My resistance to using Substack comes from a very practical objection to producing work without compensation or any quality-control, using my limited time and energy to write word combinations that may not be my best. Every writer has a fixed number of words he can produce in a lifetime. He won’t know the number until he writes his last one. I want as many of my words as possible to be written to my best ability. This is probably the only job I will or can have, and doing it for free is unlikely to help me get better paid in the future. I don’t have, or want, a huge following on Twitter from which to harvest subscribers, which seems to be the only way to make money on Substack.
Nevertheless…
In the seven years that I’ve been selling analyses to publications, I have had many, many drafts and pitches rejected. Usually, after a pitch has received a certain number of consecutive rejections, I have reflected on the piece and decided that the gatekeepers are right, this just isn’t good enough, or relevant enough, timely, catchy, or interesting enough. And then I discard it, repurpose some of it, or revise it beyond recognition. On other occasions, I’ve decided it’s not me that’s out of touch, it’s the publications that are wrong.3
I intend to post here material that falls into that latter group: works that couldn’t find a home in traditional media because of an editor’s difference of opinion. Alternatively, I will aim to post works that are so formally outside the scope of what is typically commissioned, or so thematically outside the scope of my established specialty, that I haven’t even bothered to pitch them elsewhere. Here you’ll find things4 that, though they could not be published elsewhere, I believe are still worth writing and reading.
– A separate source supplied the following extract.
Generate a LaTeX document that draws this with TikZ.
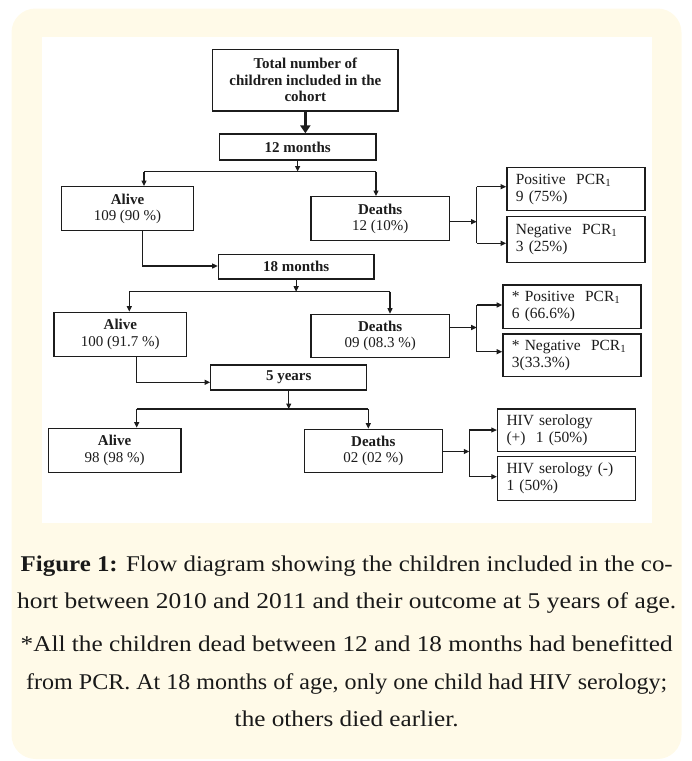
\documentclass[tikz,border=0pt]{standalone}
\usepackage{fontspec}
\setmainfont{Liberation Serif}
\usetikzlibrary{arrows.meta}
\definecolor{cream}{RGB}{255,250,232}
\definecolor{ink}{RGB}{28,28,28}
\begin{document}
\begin{tikzpicture}[x=1pt,y=-1pt,
  box/.style={draw=ink, line width=1.3pt, fill=white, text=ink, font=\fontsize{15}{16.5}\selectfont, inner sep=0pt, align=center},
  boldbox/.style={box, font=\bfseries\fontsize{15}{16.5}\selectfont},
  rbox/.style={draw=ink, line width=1.3pt, fill=white, text=ink, font=\fontsize{15.5}{17}\selectfont, inner xsep=9pt, inner ysep=0pt, text width=120pt, align=left},
  conn/.style={draw=ink, line width=1.1pt},
  arr/.style={conn, -{Triangle[length=5.5pt,width=5pt]}},
  bigarr/.style={draw=ink, line width=3.6pt, -{Triangle[length=8pt,width=10pt]}},
  captext/.style={anchor=base, inner sep=0pt, text={rgb,255:red,25;green,25;blue,25}, font=\fontsize{22.5}{26}\selectfont},
]
\path[use as bounding box] (0,0) rectangle (692,761);
\fill[cream, rounded corners=24pt] (11.5,8.5) rectangle (681.5,759);
\fill[white] (41.7,37) rectangle (651.7,522.5);

% boxes
\node[boldbox, minimum width=185.3pt, minimum height=61.7pt] (total) at (305.35,80.15) {Total number of\\children included in the\\cohort};
\node[boldbox, minimum width=156.7pt, minimum height=26pt] (m12) at (297.65,147) {12 months};
\node[box, minimum width=131.6pt, minimum height=44pt] (alive1) at (127.5,208.7) {\textbf{Alive}\\109 (90 \%)};
\node[box, minimum width=138.3pt, minimum height=44pt] (deaths1) at (380.15,218.7) {\textbf{Deaths}\\12 (10\%)};
\node[rbox, minimum height=43pt] (pos1) at (575.85,189.2) {Positive\ \ PCR\textsubscript{1}\\9 (75\%)};
\node[rbox, minimum height=45.6pt] (neg1) at (575.85,239.5) {Negative\ \ PCR\textsubscript{1}\\3 (25\%)};

\node[boldbox, minimum width=155.7pt, minimum height=24.7pt] (m18) at (296.15,266.65) {18 months};
\node[box, minimum width=132.7pt, minimum height=44.2pt] (alive2) at (120.35,334.4) {\textbf{Alive}\\100 (91.7 \%)};
\node[box, minimum width=138.3pt, minimum height=43pt] (deaths2) at (380.15,335.8) {\textbf{Deaths}\\09 (08.3 \%)};
\node[rbox, minimum height=43.3pt] (pos2) at (571.85,306.65) {* Positive\ \ PCR\textsubscript{1}\\6 (66.6\%)};
\node[rbox, minimum height=42.7pt] (neg2) at (571.85,355.35) {* Negative\ \ PCR\textsubscript{1}\\3(33.3\%)};

\node[boldbox, minimum width=156pt, minimum height=25pt] (y5) at (288.7,377.5) {5 years};
\node[box, minimum width=132.7pt, minimum height=44pt] (alive3) at (114.65,450.3) {\textbf{Alive}\\98 (98 \%)};
\node[box, minimum width=138pt, minimum height=43pt] (deaths3) at (373.3,450.8) {\textbf{Deaths}\\02 (02 \%)};
\node[rbox, minimum height=42.7pt] (hivp) at (566.5,430.35) {HIV serology\\(+)\ \ 1 (50\%)};
\node[rbox, minimum height=44pt] (hivn) at (566.5,478.7) {HIV serology (-)\\1 (50\%)};

% level 1
\draw[bigarr] (total.south) -- (total.south |- m12.north);
\coordinate (s1) at (297.65,171.5);
\coordinate (s1l) at (144,171.5);
\coordinate (s1r) at (376,171.5);
\draw[arr] (m12.south) -- (s1);
\draw[conn] (s1l) -- (s1r);
\draw[arr] (s1l) -- (s1l |- alive1.north);
\draw[arr] (s1r) -- (s1r |- deaths1.north);
\coordinate (b1t) at (476.7,186.7);
\coordinate (b1m) at (476.7,221.7);
\coordinate (b1b) at (476.7,243.3);
\draw[arr] (deaths1.east |- b1m) -- (b1m);
\draw[conn] (b1t) -- (b1b);
\draw[arr] (b1t) -- (b1t -| pos1.west);
\draw[arr] (b1b) -- (b1b -| neg1.west);

% level 2
\coordinate (a1x) at (142.3,266);
\draw[arr] (a1x |- alive1.south) -- (a1x) -- (a1x -| m18.west);
\coordinate (s2) at (296.15,291.7);
\coordinate (s2l) at (129.3,291.7);
\coordinate (s2r) at (390,291.7);
\draw[arr] (m18.south) -- (s2);
\draw[conn] (s2l) -- (s2r);
\draw[arr] (s2l) -- (s2l |- alive2.north);
\draw[arr] (s2r) -- (s2r |- deaths2.north);
\coordinate (b2t) at (476.7,305);
\coordinate (b2m) at (476.7,327.5);
\coordinate (b2b) at (476.7,351.7);
\draw[arr] (deaths2.east |- b2m) -- (b2m);
\draw[conn] (b2t) -- (b2b);
\draw[arr] (b2t) -- (b2t -| pos2.west);
\draw[arr] (b2b) -- (b2b -| neg2.west);

% level 3
\coordinate (a2x) at (136.7,382.3);
\draw[arr] (a2x |- alive2.south) -- (a2x) -- (a2x -| y5.west);
\coordinate (s3) at (288.7,409);
\coordinate (s3l) at (136.7,409);
\coordinate (s3r) at (368.3,409);
\draw[arr] (y5.south) -- (s3);
\draw[conn] (s3l) -- (s3r);
\draw[arr] (s3l) -- (s3l |- alive3.north);
\draw[arr] (s3r) -- (s3r |- deaths3.north);
\coordinate (b3t) at (469.3,430);
\coordinate (b3m) at (469.3,451.5);
\coordinate (b3b) at (469.3,476.7);
\draw[arr] (deaths3.east |- b3m) -- (b3m);
\draw[conn] (b3t) -- (b3b);
\draw[arr] (b3t) -- (b3t -| hivp.west);
\draw[arr] (b3b) -- (b3b -| hivn.west);

% caption
\node[captext] (c1) at (346.7,571.7) {\resizebox{652pt}{\height}{\textbf{Figure 1:} Flow diagram showing the children included in the co-}};
\node[captext] (c2) at (346.7,608.3) {\resizebox{659pt}{\height}{hort between 2010 and 2011 and their outcome at 5 years of age.}};
\node[captext] (c3) at (346.7,651.7) {\resizebox{652pt}{\height}{*All the children dead between 12 and 18 months had benefitted}};
\node[captext] (c4) at (346.7,689.3) {\resizebox{641pt}{\height}{from PCR. At 18 months of age, only one child had HIV serology;}};
\node[captext] (c5) at (346.7,726.5) {\scalebox{1.12}[1]{the others died earlier.}};
\end{tikzpicture}
\end{document}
Here will be flashes that will either illuminate or will blow down the wind. But in the night, a few tattered embers can still count for something.5
This is not a comprehensive list. There are other benefits to traditional media like standards of impartiality, laws and regulations, accountability, and more. But it is also true that many traditional media institutions have been failing at these basic services and responsibilities for many years, with some outlets actively subverting them. This is of course due to the long-running corrosion of media by perverted ideological zealots and bloodthirsty finance savages who have shorn their minds down to the tiniest marbles, capable of containing only one impulse: the profit-motive. (Look at this, ejecting standards of impartiality is fun.) Substack, Inc. is not some special star outside that galaxy of mindless goons.
There’s no evidence that Churchill ever said this, but with no fact-checkers here, we can all spread lies with impunity, and so so fast. But, sincerely, I won’t do so again, to the best of my ability. That was my one lie. Source: PolitiFact
Yes you’re right, referencing old Simpsons jokes is not the best way to demonstrate that I’m not out of touch.
Including copious footnotes.
I considered naming this account “Ragged Sparks” from a paragraph in Blood Meridian that goes, “The ragged sparks blew down the wind. The prairie about them lay silent. Beyond the fire it was cold and the night was clear and the stars were falling. The old hunter pulled his blanket about him. I wonder if there’s other worlds like this, he said. Or if this is the only one.” (McCarthy, p. 334, Picador 2015.) Then I thought about how McCarthy wrote his whole corpus on a portable typewriter, lived in poverty for long stretches for his art, and died without having any (known) online accounts. And I thought about how he might feel if one of his perfect descriptions adorned a blog on Substack.